ブリタニカ国際大百科事典 小項目事典 「カンティロン」の意味・わかりやすい解説
カンティロン
Cantillon, Richard
[没]1734.5.15. ロンドン
アイルランド生れの銀行家,経済学者。イギリス,フランスを中心にヨーロッパで銀行業を営み,J.ローとともにミシシッピ計画に従事するが,のち離反。巨富を得てロンドンに邸宅を構えたが同地で何者かに殺害された。これまでに見つかっている唯一の書『商業論』 Essai sur la nature du commerce en généralは,1881年 W.S.ジェボンズが「再発見」して以来周知のものとなったが,それ以前の影響もはかりしれない。同書は彼の死後,手稿のままイギリス,フランスで流通し,1755年にパリで匿名で出版され,V.R.ミラボー,V.グルネー,F.ケネー,A.テュルゴー,A.スミスらに多大の影響を与えていた。

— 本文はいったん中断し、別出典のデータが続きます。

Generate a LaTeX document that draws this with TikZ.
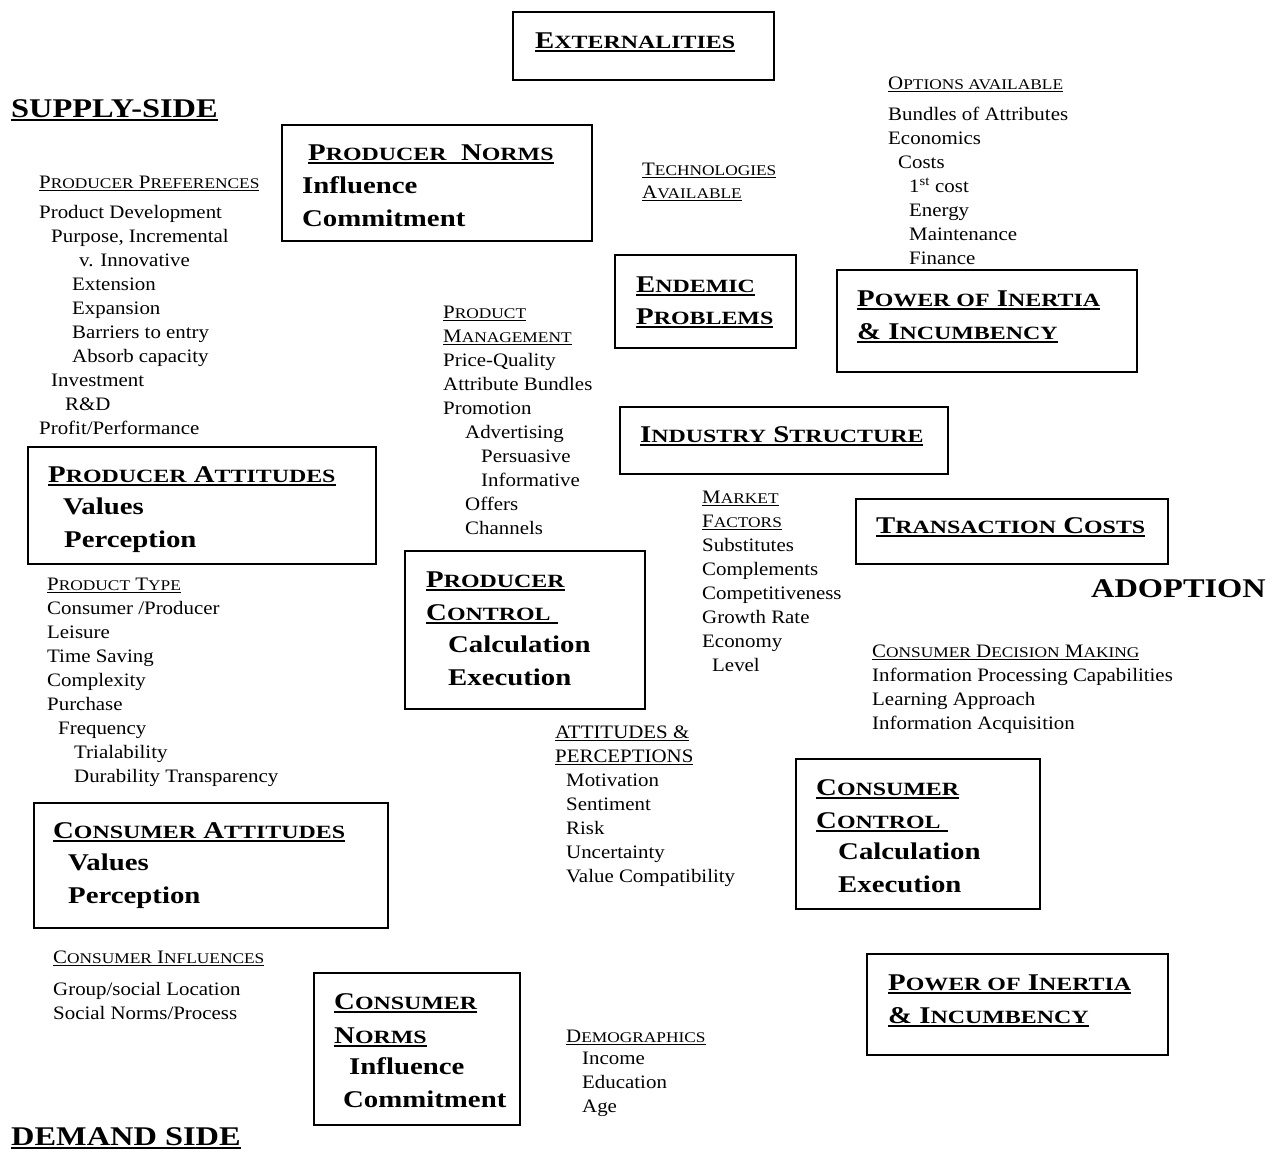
\documentclass[tikz,border=0pt]{standalone}
\usepackage{fontspec}
\usepackage{graphicx}
\setmainfont{Liberation Serif}[FakeStretch=1.10, BoldFeatures={FakeStretch=1.2}]

% small capitals built from scaled upper case
\newcommand\smc[1]{\scalebox{0.83}[0.78]{#1}}
% underlines: thin for plain headings, heavy for bold headings
\newcommand\ulr[1]{\setbox0=\hbox{#1}\rlap{\rule[-2.6pt]{\wd0}{1.1pt}}\box0}
\newcommand\ulb[1]{\setbox0=\hbox{#1}\rlap{\rule[-3.8pt]{\wd0}{1.9pt}}\box0}
% a left-aligned block whose baseline is that of its first line
\newcommand\blk[1]{\begin{tabular}[t]{@{}l@{}}#1\end{tabular}}

\tikzset{
  frame/.style={draw, line width=2pt, inner sep=0pt, anchor=north west},
  body/.style={anchor=base west, inner sep=0pt, font=\fontsize{19}{24}\selectfont},
  head/.style={anchor=base west, inner sep=0pt, font=\bfseries\fontsize{24}{33}\selectfont},
  side/.style={anchor=base west, inner sep=0pt, font=\bfseries\fontsize{27}{30}\selectfont},
}

\begin{document}
\begin{tikzpicture}[x=1pt,y=-1pt]
\useasboundingbox (0,0) rectangle (1277,1159);

% ---- framed factors ----
\node[frame, minimum width=261pt, minimum height=68pt]  (extbox)    at (512,11)  {};
\node[frame, minimum width=310pt, minimum height=116pt] (pnormbox)  at (281,124) {};
\node[frame, minimum width=181pt, minimum height=93pt]  (endbox)    at (614,254) {};
\node[frame, minimum width=300pt, minimum height=102pt] (inertabox) at (836,269) {};
\node[frame, minimum width=328pt, minimum height=67pt]  (indbox)    at (619,406) {};
\node[frame, minimum width=312pt, minimum height=65pt]  (transbox)  at (855,498) {};
\node[frame, minimum width=348pt, minimum height=117pt] (pattbox)   at (27,446)  {};
\node[frame, minimum width=240pt, minimum height=158pt] (pctrlbox)  at (404,550) {};
\node[frame, minimum width=244pt, minimum height=150pt] (cctrlbox)  at (795,758) {};
\node[frame, minimum width=354pt, minimum height=125pt] (cattbox)   at (33,802)  {};
\node[frame, minimum width=206pt, minimum height=152pt] (cnormbox)  at (313,972) {};
\node[frame, minimum width=301pt, minimum height=101pt] (inertbbox) at (866,953) {};

% ---- texts inside the frames ----
\node[head] (ext) at (535,48) {\ulb{E\smc{XTERNALITIES}}};
\node[head] (pnorm) at (302,160) {\blk{\hspace*{6pt}\ulb{P\smc{RODUCER}\ \ N\smc{ORMS}}\\ Influence\\ Commitment}};
\node[head] (endem) at (636,292) {\blk{\ulb{E\smc{NDEMIC}}\\[-1pt] \ulb{P\smc{ROBLEMS}}}};
\node[head] (inerta) at (857,306) {\blk{\ulb{P\smc{OWER OF} I\smc{NERTIA}}\\ \ulb{\& I\smc{NCUMBENCY}}}};
\node[head] (indus) at (640,442) {\ulb{I\smc{NDUSTRY} S\smc{TRUCTURE}}};
\node[head] (trans) at (876,533) {\ulb{T\smc{RANSACTION} C\smc{OSTS}}};
\node[head] (patt) at (48,482) {\blk{\ulb{P\smc{RODUCER} A\smc{TTITUDES}}\\[-1pt] \hspace*{15pt}Values\\ \hspace*{16pt}Perception}};
\node[head] (pctrl) at (426,587) {\blk{\ulb{P\smc{RODUCER}}\\ \ulb{C\smc{ONTROL}\ }\\[-1pt] \hspace*{22pt}Calculation\\ \hspace*{22pt}Execution}};
\node[head] (cctrl) at (816,795) {\blk{\ulb{C\smc{ONSUMER}}\\ \ulb{C\smc{ONTROL}\ }\\[-2pt] \hspace*{22pt}Calculation\\ \hspace*{22pt}Execution}};
\node[head] (catt) at (53,838) {\blk{\ulb{C\smc{ONSUMER} A\smc{TTITUDES}}\\[-1pt] \hspace*{15pt}Values\\ \hspace*{15pt}Perception}};
\node[head] (cnorm) at (334,1009) {\blk{\ulb{C\smc{ONSUMER}}\\[1pt] \ulb{N\smc{ORMS}}\\[-2pt] \hspace*{15pt}Influence\\ \hspace*{9pt}Commitment}};
\node[head] (inertb) at (888,990) {\blk{\ulb{P\smc{OWER OF} I\smc{NERTIA}}\\ \ulb{\& I\smc{NCUMBENCY}}}};

% ---- side titles ----
\node[side] (supply) at (11,117) {\ulb{SUPPLY-SIDE}};
\node[side] (adopt) at (1091,597) {ADOPTION};
\node[side] (demand) at (11,1145) {\ulb{DEMAND SIDE}};

% ---- lists of attributes ----
\node[body] (pprefs) at (39,188) {\blk{\ulr{P\smc{RODUCER} P\smc{REFERENCES}}\\[6pt]
  Product Development\\
  \hspace*{12pt}Purpose, Incremental\\
  \hspace*{40pt}v. Innovative\\
  \hspace*{33pt}Extension\\
  \hspace*{33pt}Expansion\\
  \hspace*{33pt}Barriers to entry\\
  \hspace*{33pt}Absorb capacity\\
  \hspace*{12pt}Investment\\
  \hspace*{26pt}R\&D\\
  Profit/Performance}};

\node[body] (techs) at (642,175) {\blk{\ulr{T\smc{ECHNOLOGIES}}\\[-1pt] \ulr{A\smc{VAILABLE}}}};

\node[body] (opts) at (888,89) {\blk{\ulr{O\smc{PTIONS AVAILABLE}}\\[7pt]
  Bundles of Attributes\\
  Economics\\
  \hspace*{10pt}Costs\\
  \hspace*{21pt}1\textsuperscript{st} cost\\
  \hspace*{21pt}Energy\\
  \hspace*{21pt}Maintenance\\
  \hspace*{21pt}Finance}};

\node[body] (pmgmt) at (443,318) {\blk{\ulr{P\smc{RODUCT}}\\
  \ulr{M\smc{ANAGEMENT}}\\
  Price-Quality\\
  Attribute Bundles\\
  Promotion\\
  \hspace*{22pt}Advertising\\
  \hspace*{38pt}Persuasive\\
  \hspace*{38pt}Informative\\
  \hspace*{22pt}Offers\\
  \hspace*{22pt}Channels}};

\node[body] (mkt) at (702,503) {\blk{\ulr{M\smc{ARKET}}\\
  \ulr{F\smc{ACTORS}}\\
  Substitutes\\
  Complements\\
  Competitiveness\\
  Growth Rate\\
  Economy\\
  \hspace*{10pt}Level}};

\node[body] (ptype) at (47,590) {\blk{\ulr{P\smc{RODUCT} T\smc{YPE}}\\
  Consumer /Producer\\
  Leisure\\
  Time Saving\\
  Complexity\\
  Purchase\\
  \hspace*{11pt}Frequency\\
  \hspace*{27pt}Trialability\\
  \hspace*{27pt}Durability Transparency}};

\node[body] (attp) at (555,738) {\blk{\ulr{ATTITUDES \&}\\
  \ulr{PERCEPTIONS}\\
  \hspace*{11pt}Motivation\\
  \hspace*{11pt}Sentiment\\
  \hspace*{11pt}Risk\\
  \hspace*{11pt}Uncertainty\\
  \hspace*{11pt}Value Compatibility}};

\node[body] (cdm) at (872,657) {\blk{\ulr{C\smc{ONSUMER} D\smc{ECISION} M\smc{AKING}}\\
  Information Processing Capabilities\\
  Learning Approach\\
  Information Acquisition}};

\node[body] (cinfl) at (53,963) {\blk{\ulr{C\smc{ONSUMER} I\smc{NFLUENCES}}\\[8pt]
  Group/social Location\\
  Social Norms/Process}};

\node[body] (demog) at (566,1042) {\blk{\ulr{D\smc{EMOGRAPHICS}}\\[-2pt]
  \hspace*{16pt}Income\\
  \hspace*{16pt}Education\\
  \hspace*{16pt}Age}};

\end{tikzpicture}
\end{document}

今日では,カンティロンは重商主義と重農主義との中間期における最も卓越した経済学者の一人と評価されており,たとえば,彼のいう労働および土地の物質的投入量によって決定される内在的価値は古典派経済学の自然価格を,商品貨幣論に立脚した正貨流出入メカニズムや流通速度の貨幣分析は 19世紀的な分析を,農業剰余の分析は重農学派を,おのおの十分予見させるものであった。